For the greater part of '77, it was the Soul Boy look I aspired to rather than that of Punk, although I started to flirt with Punk once I'd become aware of the monstrous vagaries of attire that were regularly on display on Chelsea's Kings Road and elsewhere in the early part of the year. I picked up alot of my clothes from an ancient shop in the more downmarket part of Kingston in south west London that stocked Teddy Boy and Mod style clothing, such as a pair of powder blue pegs, and a patterned Ted waistcoat.
Hardly a Wunderkind
To a profligate such as I was in '77, youth is like riches, there for the spending, and spend I did. By the summer I was squandering in Palamos on Spain's Costa Brava where I'd gone to work as a sailing teacher, and although I worked hard I lost my position after a few months, but stayed on in Palamos for a time, resident on a caravan site, and frequenting my favourite local night clubs, bars and dives. I was in thrall to a driving restlessness, an apparently quenchless thirst for whatever lay just beyond my reach.

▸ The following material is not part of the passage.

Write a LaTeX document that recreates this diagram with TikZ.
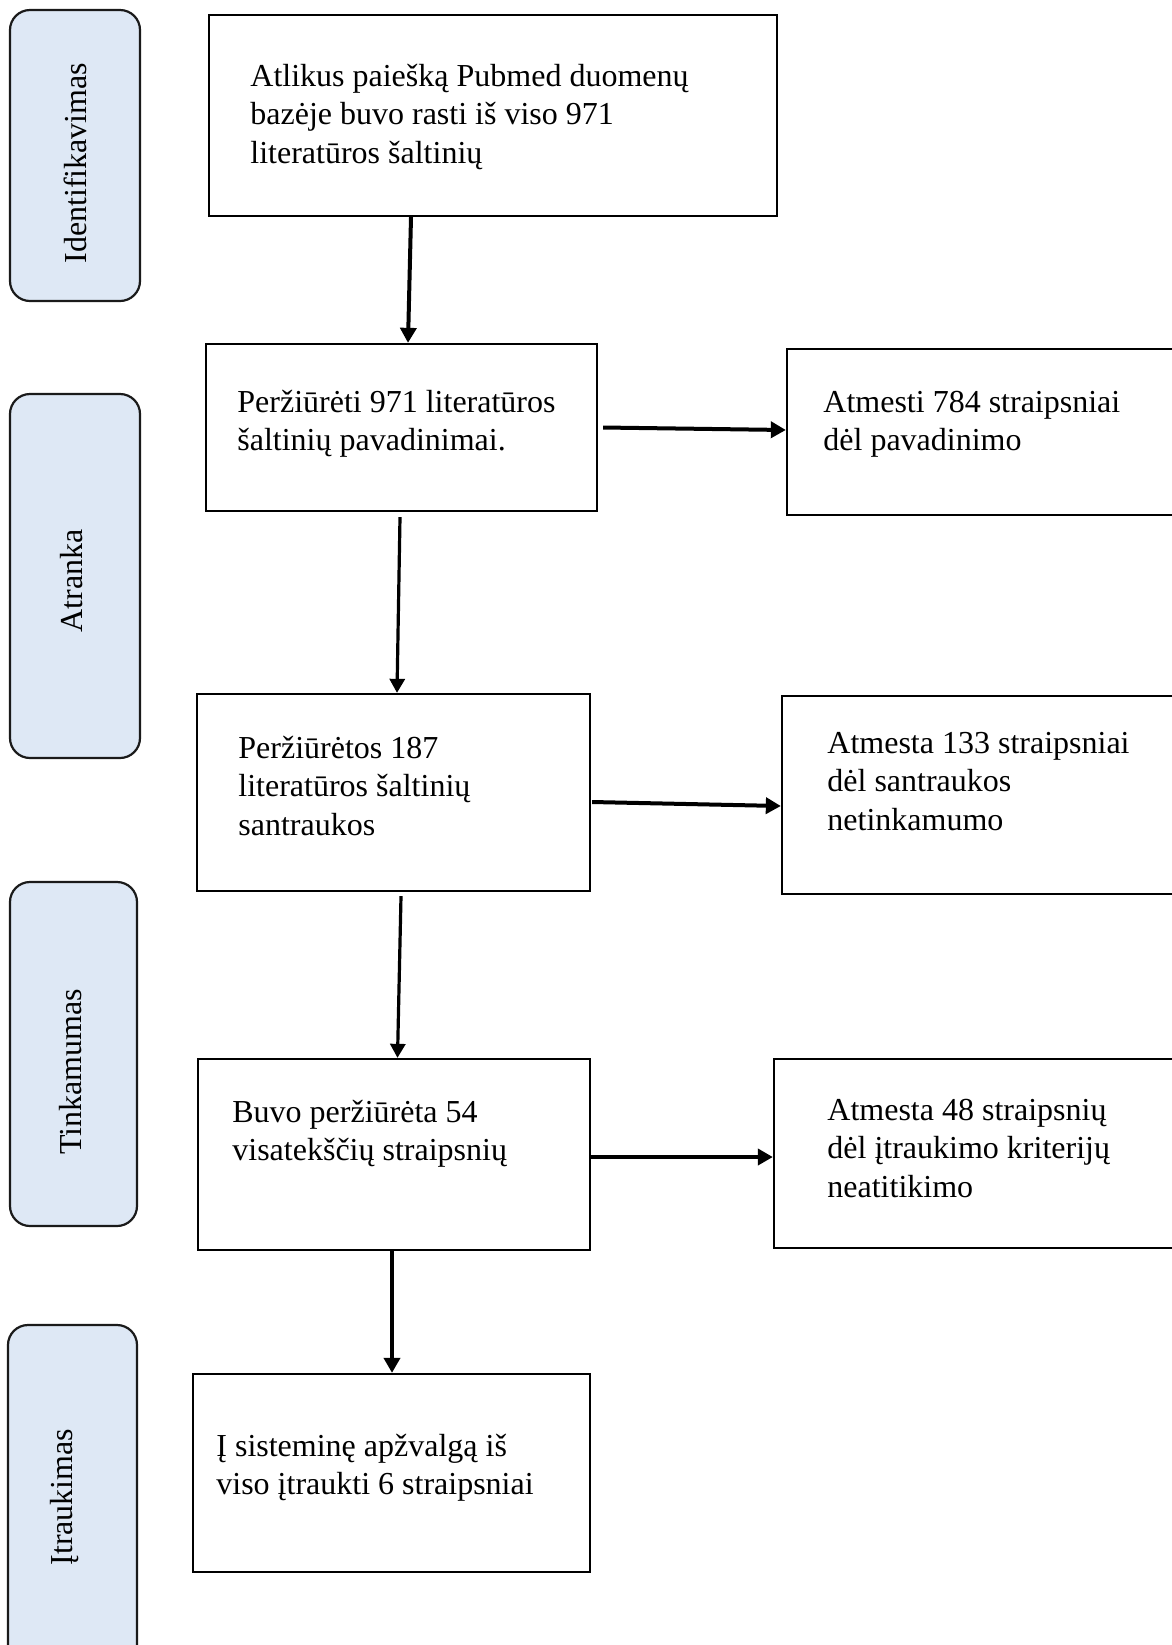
\documentclass[tikz,border=0pt]{standalone}
\usepackage{fontspec}
\setmainfont{Liberation Serif}
\usetikzlibrary{arrows.meta,calc}
\definecolor{lblfill}{HTML}{DEE8F5}
\definecolor{lbldraw}{HTML}{1A1A1A}
\newcommand{\mylines}[1]{\begin{tabular}[t]{@{}l@{}}#1\end{tabular}}
\begin{document}
\begin{tikzpicture}[x=0.5pt,y=-0.5pt,
  flowbox/.style={draw=black,line width=1.15pt,rectangle,inner sep=0pt},
  lblbox/.style={draw=lbldraw,fill=lblfill,line width=1.1pt,rectangle,rounded corners=10pt,inner sep=0pt},
  boxtext/.style={anchor=base west,inner sep=0pt,font=\fontsize{16pt}{19.3pt}\selectfont},
  lbltext/.style={anchor=base,inner sep=0pt,rotate=90,font=\fontsize{16pt}{19.3pt}\selectfont},
  arr/.style={line width=2pt,-{Triangle[length=7.5pt,width=8pt]}},
  thinarr/.style={line width=1.6pt,-{Triangle[length=7pt,width=7.5pt]}}
]
\clip (0,0) rectangle (1172,1645);
\fill[white] (0,0) rectangle (1172,1645);

% left labels
\node[lblbox,minimum width=65pt,minimum height=145.5pt] (l1) at (75,155.5) {};
\node[lblbox,minimum width=65pt,minimum height=182pt] (l2) at (75,576) {};
\node[lblbox,minimum width=63.5pt,minimum height=172pt] (l3) at (73.5,1054) {};
\node[lblbox,minimum width=64.5pt,minimum height=177.5pt] (l4) at (72.5,1502.5) {};
\node[lbltext] (l1t) at (86,163) {Identifikavimas};
\node[lbltext] (l2t) at (82,581) {Atranka};
\node[lbltext] (l3t) at (81,1072) {Tinkamumas};
\node[lbltext] (l4t) at (72,1497) {Įtraukimas};

% main boxes
\node[flowbox,minimum width=284pt,minimum height=100.5pt] (b1) at (493,115.5) {};
\node[flowbox,minimum width=195.5pt,minimum height=83.5pt] (b2) at (401.5,427.5) {};
\node[flowbox,minimum width=196.5pt,minimum height=98.5pt] (b3) at (393.5,792.5) {};
\node[flowbox,minimum width=196pt,minimum height=95.5pt] (b4) at (394,1154.5) {};
\node[flowbox,minimum width=198.5pt,minimum height=99pt] (b5) at (391.5,1473) {};

% right boxes
\node[flowbox,minimum width=201.5pt,minimum height=83pt] (r1) at (988.5,432) {};
\node[flowbox,minimum width=204pt,minimum height=99pt] (r2) at (986,795) {};
\node[flowbox,minimum width=208pt,minimum height=94.5pt] (r3) at (982,1153.5) {};

% texts
\node[boxtext] (b1t) at (250,86) {\mylines{Atlikus paiešką Pubmed duomenų\\bazėje buvo rasti iš viso 971\\literatūros šaltinių}};
\node[boxtext] (b2t) at (237,412) {\mylines{Peržiūrėti 971 literatūros\\šaltinių pavadinimai.}};
\node[boxtext] (b3t) at (238,758) {\mylines{Peržiūrėtos 187\\literatūros šaltinių\\santraukos}};
\node[boxtext] (b4t) at (232,1122) {\mylines{Buvo peržiūrėta 54\\visatekščių straipsnių}};
\node[boxtext] (b5t) at (216,1456) {\mylines{Į sisteminę apžvalgą iš\\viso įtraukti 6 straipsniai}};
\node[boxtext] (r1t) at (823,412) {\mylines{Atmesti 784 straipsniai\\dėl pavadinimo}};
\node[boxtext] (r2t) at (827,753) {\mylines{Atmesta 133 straipsniai\\dėl santraukos\\netinkamumo}};
\node[boxtext] (r3t) at (827,1120) {\mylines{Atmesta 48 straipsnių\\dėl įtraukimo kriterijų\\neatitikimo}};

% vertical arrows
\draw[arr] ([xshift=-41pt]b1.south) -- ([xshift=3.25pt]b2.north);
\draw[thinarr] ([xshift=-0.75pt,yshift=-2.5pt]b2.south) -- ([xshift=1.75pt]b3.north);
\draw[thinarr] ([xshift=3.75pt,yshift=-2pt]b3.south) -- ([xshift=1.75pt]b4.north);
\draw[arr] ([xshift=-1pt]b4.south) -- ([xshift=0.25pt]b5.north);

% horizontal arrows
\draw[arr] ([xshift=2.5pt]b2.east) -- ([yshift=1pt]r1.west);
\draw[arr] ([xshift=0.5pt,yshift=-4.75pt]b3.east) -- ([yshift=-5.5pt]r2.west);
\draw[arr] ([yshift=-1.25pt]b4.east) -- ([yshift=-1.75pt]r3.west);
\end{tikzpicture}
\end{document}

This might go some way towards explaining the fevered yearning for fame, as actor, writer, or Pop star, that was characteristic of my pre-Christian existence from about the mid-70s onwards. In '77 I was yet relatively ill-equipped for my quest for celebrity, given that few if any actors become truly succesful on the strength of their looks alone, which is surely why there are so many more exquisitely beautiful male models than actors. I had not yet appeared in a single play, except a handful at Pangbourne which had provoked more hilarity than praise. My roles there consisted of two elderly women, a beauty with Mia Farrow hair conducting some kind of illicit liaison as I recall, and a posturing psychopath called Alec, this in "The Rats", a little known Agatha Christie one act play. In short, I was hardly a National Youth Theatre wonder kid. I had written a few songs, but my guitar playing was yet threadbare and weak, even though I already had a good baritone singing voice. Still there was precious little proof to date of any real ability or success of any kind. My future positively glittered before me.